**TASK DESCRIPTION**
Report the count of lines holding "Apache" in the records, with no other words.

**SUPPLIED DATA**
** BEGIN **
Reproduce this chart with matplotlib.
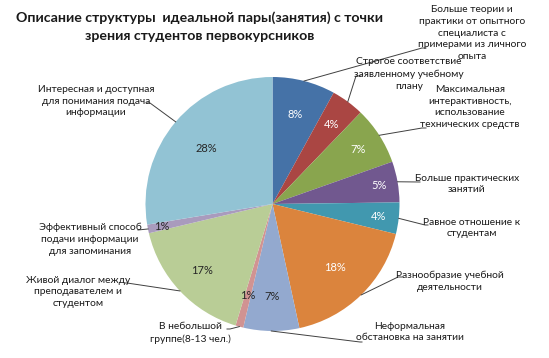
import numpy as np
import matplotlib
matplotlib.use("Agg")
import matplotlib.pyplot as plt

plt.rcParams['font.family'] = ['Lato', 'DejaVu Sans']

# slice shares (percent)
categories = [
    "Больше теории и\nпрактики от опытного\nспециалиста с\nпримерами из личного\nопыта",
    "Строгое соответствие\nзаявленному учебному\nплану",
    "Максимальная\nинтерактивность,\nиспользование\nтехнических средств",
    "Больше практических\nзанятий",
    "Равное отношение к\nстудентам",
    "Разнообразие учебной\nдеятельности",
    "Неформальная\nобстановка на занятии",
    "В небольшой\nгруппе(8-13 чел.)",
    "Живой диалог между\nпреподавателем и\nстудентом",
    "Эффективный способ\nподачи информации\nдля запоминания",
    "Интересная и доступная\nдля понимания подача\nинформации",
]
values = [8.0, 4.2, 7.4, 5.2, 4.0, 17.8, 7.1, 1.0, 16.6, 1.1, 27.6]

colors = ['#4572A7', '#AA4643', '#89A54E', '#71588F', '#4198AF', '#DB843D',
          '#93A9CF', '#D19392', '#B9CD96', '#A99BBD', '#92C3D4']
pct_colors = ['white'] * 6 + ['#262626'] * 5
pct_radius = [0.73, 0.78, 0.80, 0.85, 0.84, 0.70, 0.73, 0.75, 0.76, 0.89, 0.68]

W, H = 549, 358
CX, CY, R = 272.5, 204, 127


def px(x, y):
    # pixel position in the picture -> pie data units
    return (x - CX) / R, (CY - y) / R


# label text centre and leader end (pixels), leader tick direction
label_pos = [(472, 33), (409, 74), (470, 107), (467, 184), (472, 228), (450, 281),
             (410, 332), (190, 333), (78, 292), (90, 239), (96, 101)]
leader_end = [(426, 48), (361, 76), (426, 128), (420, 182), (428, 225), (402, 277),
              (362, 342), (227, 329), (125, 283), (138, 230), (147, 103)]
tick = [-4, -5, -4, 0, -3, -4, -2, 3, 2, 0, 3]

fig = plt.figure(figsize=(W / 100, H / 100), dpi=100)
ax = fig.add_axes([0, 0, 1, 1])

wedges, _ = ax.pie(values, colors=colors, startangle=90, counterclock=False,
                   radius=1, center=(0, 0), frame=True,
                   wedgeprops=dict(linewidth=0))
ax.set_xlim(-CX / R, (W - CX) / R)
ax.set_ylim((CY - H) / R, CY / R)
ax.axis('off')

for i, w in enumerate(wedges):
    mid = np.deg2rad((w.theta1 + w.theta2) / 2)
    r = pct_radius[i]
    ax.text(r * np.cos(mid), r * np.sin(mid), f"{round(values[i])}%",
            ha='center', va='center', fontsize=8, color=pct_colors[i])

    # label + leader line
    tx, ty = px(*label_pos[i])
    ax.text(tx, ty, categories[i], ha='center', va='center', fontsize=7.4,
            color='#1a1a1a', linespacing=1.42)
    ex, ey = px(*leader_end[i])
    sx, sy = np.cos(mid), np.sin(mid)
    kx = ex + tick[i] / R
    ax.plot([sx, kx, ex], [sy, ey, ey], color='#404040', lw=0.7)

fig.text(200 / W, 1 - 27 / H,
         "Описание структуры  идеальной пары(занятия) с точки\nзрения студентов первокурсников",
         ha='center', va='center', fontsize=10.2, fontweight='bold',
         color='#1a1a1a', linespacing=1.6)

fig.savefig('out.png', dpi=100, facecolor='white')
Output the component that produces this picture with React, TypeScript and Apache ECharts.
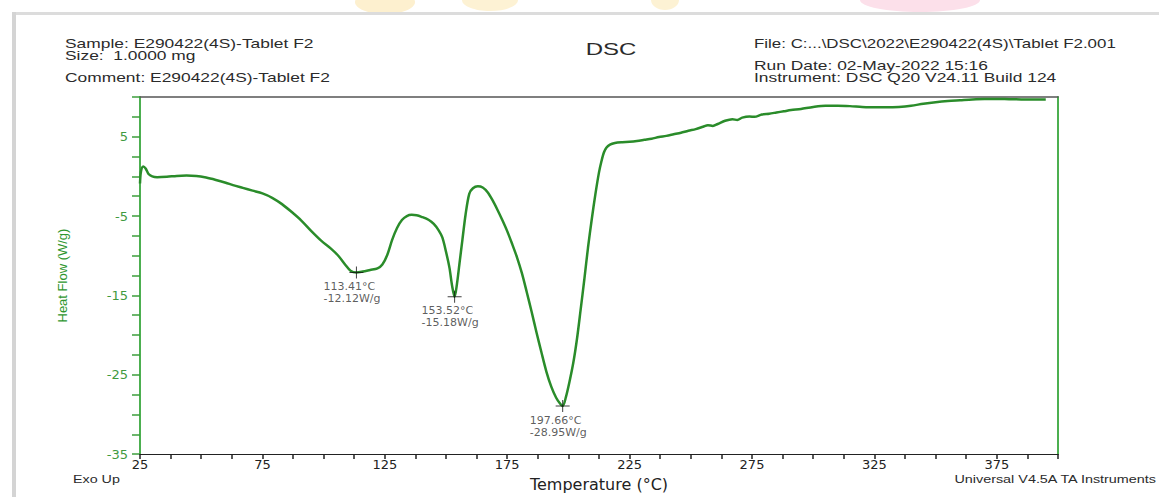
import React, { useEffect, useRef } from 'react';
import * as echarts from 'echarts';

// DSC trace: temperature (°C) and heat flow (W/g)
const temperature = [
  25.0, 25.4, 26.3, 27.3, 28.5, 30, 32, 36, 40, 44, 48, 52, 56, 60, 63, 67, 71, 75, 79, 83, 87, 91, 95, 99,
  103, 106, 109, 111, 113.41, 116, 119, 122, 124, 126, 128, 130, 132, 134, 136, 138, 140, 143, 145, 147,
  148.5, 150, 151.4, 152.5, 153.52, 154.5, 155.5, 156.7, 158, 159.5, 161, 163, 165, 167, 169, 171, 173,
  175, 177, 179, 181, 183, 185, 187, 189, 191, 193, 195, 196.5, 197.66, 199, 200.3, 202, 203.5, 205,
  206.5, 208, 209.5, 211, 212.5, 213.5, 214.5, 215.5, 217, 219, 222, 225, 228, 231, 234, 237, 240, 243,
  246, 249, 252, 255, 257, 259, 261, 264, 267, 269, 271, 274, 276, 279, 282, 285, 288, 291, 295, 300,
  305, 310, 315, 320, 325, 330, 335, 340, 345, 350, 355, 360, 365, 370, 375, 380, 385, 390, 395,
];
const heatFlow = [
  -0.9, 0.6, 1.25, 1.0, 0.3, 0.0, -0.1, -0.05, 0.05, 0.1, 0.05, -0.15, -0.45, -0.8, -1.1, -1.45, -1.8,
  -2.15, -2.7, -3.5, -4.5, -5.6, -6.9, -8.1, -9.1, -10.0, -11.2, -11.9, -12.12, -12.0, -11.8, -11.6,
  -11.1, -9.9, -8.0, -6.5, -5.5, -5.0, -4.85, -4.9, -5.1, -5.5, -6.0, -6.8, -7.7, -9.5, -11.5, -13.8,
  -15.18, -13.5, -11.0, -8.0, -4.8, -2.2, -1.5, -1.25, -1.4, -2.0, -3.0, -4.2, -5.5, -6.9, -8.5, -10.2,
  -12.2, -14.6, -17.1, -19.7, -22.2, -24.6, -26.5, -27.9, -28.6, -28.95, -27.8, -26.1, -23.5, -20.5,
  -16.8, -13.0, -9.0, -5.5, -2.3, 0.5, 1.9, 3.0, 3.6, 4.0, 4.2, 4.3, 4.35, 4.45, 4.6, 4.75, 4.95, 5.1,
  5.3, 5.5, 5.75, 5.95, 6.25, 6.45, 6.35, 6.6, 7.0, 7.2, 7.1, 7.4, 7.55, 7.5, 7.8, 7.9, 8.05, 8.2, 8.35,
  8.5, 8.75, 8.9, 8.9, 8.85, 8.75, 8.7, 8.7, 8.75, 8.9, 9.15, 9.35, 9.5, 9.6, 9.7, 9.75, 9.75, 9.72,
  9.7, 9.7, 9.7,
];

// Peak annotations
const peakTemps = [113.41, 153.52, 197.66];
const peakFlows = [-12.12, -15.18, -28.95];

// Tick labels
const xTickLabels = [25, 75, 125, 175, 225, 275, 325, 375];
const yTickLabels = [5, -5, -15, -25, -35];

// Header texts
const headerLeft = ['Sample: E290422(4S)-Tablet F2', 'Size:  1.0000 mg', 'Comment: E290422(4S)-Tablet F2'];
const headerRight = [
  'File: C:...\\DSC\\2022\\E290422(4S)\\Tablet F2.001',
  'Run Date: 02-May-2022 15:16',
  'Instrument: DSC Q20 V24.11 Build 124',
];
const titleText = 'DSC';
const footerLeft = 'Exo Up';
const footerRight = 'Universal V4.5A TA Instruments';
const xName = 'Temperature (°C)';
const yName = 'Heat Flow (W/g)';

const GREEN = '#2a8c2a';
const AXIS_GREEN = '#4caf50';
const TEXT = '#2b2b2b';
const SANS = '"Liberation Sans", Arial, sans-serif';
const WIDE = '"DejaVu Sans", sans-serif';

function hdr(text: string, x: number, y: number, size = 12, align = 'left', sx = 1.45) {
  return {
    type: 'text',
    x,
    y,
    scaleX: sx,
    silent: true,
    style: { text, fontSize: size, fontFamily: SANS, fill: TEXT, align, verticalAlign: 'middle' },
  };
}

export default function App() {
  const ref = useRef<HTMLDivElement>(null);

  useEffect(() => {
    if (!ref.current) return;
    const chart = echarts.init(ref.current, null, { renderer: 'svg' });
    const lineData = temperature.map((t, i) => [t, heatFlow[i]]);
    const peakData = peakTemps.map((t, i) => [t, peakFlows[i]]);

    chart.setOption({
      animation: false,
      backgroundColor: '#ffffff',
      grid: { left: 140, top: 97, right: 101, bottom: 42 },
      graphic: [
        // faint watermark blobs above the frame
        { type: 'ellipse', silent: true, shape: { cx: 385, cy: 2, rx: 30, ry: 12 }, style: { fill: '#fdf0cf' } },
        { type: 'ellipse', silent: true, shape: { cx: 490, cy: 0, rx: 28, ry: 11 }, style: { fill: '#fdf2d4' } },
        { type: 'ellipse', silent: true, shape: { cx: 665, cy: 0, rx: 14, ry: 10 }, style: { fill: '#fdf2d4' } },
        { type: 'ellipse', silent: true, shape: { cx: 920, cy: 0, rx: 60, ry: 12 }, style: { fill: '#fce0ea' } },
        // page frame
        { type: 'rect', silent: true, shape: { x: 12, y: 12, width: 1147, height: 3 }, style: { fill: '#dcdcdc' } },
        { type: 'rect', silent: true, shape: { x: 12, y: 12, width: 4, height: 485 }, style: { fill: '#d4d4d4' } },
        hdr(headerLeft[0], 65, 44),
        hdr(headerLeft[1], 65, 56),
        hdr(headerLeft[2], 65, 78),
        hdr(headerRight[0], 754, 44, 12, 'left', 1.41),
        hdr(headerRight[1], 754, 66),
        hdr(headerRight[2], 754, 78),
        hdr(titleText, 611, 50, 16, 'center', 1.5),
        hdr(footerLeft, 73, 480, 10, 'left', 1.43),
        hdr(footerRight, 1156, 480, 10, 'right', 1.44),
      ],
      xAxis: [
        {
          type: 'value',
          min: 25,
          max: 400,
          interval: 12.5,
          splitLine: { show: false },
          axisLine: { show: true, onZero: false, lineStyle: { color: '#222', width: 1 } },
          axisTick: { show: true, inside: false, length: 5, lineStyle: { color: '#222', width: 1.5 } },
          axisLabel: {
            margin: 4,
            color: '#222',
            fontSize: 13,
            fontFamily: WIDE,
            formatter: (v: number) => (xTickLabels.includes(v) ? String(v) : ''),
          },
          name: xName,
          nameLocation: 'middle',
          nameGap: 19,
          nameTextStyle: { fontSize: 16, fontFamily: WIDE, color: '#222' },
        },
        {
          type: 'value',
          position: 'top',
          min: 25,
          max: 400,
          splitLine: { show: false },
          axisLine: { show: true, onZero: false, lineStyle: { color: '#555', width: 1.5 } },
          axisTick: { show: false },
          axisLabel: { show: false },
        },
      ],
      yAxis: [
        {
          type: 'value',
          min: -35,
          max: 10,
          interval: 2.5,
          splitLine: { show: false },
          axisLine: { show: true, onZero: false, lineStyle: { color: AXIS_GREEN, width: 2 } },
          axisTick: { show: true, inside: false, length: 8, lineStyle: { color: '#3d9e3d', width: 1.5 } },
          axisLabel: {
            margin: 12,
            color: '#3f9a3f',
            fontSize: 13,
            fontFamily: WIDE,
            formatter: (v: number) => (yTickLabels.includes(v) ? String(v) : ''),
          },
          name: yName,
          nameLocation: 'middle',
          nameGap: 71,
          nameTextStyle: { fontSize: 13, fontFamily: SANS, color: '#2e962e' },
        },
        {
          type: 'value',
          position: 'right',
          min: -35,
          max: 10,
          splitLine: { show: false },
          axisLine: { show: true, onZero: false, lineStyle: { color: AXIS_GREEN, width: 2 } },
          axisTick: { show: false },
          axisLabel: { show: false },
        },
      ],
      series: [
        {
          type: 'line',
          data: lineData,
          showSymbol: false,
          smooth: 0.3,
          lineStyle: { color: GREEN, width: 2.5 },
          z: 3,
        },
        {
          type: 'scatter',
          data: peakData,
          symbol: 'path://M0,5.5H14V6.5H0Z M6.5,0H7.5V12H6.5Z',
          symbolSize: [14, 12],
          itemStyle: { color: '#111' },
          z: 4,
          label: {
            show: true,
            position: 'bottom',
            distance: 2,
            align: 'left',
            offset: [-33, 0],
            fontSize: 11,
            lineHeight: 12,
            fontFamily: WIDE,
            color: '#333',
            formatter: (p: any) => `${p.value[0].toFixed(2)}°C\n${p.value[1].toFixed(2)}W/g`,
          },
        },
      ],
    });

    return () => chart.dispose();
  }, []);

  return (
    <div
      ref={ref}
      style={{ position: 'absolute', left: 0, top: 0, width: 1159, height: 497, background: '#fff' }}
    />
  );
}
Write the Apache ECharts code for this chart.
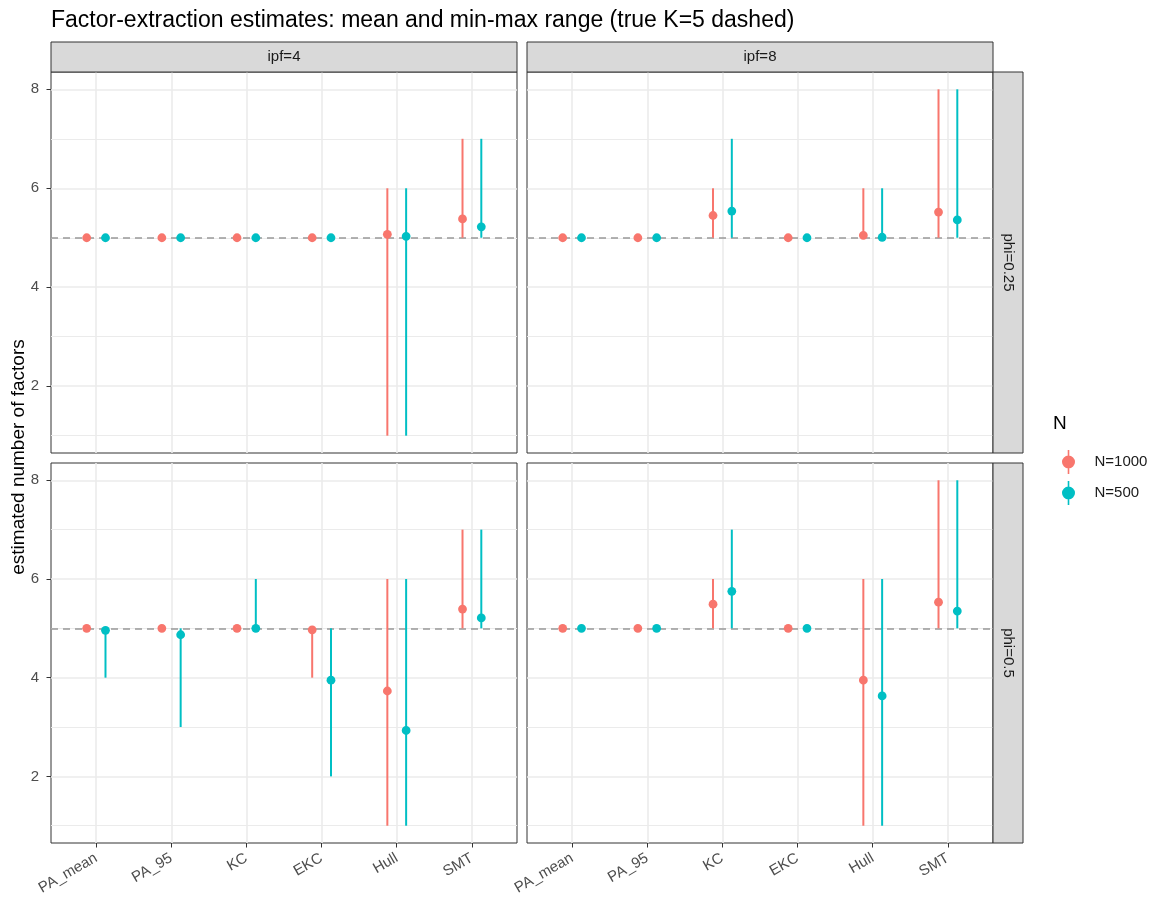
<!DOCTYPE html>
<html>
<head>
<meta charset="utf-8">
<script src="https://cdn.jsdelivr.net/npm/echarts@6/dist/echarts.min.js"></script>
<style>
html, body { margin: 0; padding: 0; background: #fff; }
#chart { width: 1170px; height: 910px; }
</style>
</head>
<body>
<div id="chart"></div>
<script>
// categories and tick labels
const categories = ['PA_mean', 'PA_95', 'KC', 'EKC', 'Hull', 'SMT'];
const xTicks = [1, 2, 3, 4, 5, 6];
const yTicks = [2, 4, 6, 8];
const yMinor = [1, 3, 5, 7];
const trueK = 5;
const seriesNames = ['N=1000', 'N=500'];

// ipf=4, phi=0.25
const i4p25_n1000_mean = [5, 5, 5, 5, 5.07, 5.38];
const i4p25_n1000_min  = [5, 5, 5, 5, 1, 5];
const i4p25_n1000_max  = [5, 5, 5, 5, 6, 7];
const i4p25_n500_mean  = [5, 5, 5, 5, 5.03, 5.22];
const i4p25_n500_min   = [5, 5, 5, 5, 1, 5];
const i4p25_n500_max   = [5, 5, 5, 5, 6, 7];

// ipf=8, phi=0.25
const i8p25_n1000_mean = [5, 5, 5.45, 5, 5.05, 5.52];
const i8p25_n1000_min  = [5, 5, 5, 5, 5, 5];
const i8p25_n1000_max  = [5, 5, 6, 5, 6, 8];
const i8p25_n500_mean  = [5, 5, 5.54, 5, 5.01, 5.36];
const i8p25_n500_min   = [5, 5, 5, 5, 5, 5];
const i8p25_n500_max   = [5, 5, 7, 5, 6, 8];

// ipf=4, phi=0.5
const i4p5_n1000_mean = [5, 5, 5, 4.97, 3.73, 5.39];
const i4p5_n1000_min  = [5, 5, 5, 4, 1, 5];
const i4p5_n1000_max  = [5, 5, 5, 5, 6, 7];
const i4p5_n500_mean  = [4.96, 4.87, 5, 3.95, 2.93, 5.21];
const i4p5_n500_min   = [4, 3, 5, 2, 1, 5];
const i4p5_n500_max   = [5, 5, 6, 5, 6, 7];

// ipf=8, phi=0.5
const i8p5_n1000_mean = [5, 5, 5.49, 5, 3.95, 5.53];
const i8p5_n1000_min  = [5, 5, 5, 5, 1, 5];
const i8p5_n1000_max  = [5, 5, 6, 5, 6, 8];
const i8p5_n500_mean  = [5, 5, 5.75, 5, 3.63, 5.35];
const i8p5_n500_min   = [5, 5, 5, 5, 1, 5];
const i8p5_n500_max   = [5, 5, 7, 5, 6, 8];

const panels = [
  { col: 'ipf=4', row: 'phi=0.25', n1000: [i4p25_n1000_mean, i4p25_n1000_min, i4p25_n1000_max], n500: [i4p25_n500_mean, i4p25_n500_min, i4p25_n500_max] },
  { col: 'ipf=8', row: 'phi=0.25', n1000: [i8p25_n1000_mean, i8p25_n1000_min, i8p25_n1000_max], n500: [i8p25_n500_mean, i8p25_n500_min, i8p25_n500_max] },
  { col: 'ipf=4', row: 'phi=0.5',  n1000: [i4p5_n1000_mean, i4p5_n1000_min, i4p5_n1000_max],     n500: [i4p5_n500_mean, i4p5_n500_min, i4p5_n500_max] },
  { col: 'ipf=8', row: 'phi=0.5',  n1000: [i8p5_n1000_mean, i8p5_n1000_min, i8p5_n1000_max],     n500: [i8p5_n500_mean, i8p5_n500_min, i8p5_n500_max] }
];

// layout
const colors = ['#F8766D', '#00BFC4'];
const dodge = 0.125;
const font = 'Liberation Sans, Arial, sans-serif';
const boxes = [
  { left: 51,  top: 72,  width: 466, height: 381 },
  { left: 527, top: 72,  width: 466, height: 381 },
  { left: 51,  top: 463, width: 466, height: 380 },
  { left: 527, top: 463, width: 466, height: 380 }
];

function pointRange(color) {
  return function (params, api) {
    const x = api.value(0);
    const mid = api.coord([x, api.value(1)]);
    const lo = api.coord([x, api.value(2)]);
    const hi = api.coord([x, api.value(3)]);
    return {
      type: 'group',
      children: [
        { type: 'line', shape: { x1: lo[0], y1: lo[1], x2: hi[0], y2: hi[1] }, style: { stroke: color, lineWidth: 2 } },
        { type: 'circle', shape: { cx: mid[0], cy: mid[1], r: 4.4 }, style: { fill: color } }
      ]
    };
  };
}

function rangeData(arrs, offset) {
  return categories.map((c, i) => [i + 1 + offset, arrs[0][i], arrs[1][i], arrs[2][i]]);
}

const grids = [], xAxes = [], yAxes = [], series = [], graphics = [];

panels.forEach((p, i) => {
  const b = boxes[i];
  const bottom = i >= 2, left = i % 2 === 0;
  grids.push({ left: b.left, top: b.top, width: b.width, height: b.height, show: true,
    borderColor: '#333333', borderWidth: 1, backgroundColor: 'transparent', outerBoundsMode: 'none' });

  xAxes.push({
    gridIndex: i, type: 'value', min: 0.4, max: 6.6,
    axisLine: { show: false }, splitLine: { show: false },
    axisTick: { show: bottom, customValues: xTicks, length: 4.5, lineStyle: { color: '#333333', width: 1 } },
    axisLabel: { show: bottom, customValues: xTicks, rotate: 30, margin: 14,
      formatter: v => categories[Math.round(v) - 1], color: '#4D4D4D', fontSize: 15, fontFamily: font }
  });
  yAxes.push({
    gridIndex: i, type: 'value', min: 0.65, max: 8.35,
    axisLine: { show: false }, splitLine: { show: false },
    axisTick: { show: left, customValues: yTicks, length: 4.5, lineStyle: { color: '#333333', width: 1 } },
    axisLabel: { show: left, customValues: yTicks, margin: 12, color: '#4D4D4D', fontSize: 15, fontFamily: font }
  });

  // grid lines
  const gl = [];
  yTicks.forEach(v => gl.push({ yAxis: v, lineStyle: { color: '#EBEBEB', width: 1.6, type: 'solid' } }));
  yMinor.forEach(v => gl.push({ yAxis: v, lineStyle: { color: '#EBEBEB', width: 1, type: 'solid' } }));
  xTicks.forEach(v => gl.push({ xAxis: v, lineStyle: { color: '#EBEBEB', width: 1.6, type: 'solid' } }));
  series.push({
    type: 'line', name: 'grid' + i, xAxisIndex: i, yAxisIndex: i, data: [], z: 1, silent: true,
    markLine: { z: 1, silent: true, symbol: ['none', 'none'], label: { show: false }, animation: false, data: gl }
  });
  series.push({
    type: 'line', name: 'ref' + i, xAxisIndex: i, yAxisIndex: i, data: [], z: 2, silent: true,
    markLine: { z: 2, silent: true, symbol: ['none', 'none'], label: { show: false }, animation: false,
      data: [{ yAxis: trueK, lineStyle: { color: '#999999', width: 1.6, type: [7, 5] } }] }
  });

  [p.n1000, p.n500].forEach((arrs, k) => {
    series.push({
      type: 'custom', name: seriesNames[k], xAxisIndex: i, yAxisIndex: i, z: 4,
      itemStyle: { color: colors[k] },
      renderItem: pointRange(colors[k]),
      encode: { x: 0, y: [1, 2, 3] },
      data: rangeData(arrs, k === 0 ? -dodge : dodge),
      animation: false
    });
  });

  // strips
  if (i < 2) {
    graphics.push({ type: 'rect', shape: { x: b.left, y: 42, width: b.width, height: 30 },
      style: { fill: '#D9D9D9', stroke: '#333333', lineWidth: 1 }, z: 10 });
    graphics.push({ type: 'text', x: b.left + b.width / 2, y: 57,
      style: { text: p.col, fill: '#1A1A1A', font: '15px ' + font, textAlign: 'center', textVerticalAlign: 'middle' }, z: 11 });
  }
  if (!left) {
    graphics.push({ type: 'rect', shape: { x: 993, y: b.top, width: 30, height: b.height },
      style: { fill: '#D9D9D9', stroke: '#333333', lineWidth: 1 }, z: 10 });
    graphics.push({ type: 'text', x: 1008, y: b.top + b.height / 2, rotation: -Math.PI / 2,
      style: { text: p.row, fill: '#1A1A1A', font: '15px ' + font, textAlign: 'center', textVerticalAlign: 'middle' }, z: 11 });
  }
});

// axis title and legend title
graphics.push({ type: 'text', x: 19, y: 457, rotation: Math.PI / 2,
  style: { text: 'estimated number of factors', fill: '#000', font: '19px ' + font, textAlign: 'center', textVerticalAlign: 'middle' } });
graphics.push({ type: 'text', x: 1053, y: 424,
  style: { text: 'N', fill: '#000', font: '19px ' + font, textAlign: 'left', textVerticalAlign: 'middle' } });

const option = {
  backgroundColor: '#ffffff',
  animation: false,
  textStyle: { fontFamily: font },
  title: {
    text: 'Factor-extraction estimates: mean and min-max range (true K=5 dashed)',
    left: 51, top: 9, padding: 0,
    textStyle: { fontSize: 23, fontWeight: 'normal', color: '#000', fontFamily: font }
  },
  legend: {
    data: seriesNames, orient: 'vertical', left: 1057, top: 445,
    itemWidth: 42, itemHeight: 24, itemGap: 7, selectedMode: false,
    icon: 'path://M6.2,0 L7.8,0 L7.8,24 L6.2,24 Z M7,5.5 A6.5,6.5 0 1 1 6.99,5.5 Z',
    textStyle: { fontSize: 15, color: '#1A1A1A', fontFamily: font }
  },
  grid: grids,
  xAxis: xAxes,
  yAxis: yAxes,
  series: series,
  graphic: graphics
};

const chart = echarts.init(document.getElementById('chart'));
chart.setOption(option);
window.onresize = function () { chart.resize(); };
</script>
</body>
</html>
** END **
**THE OUTPUT**
2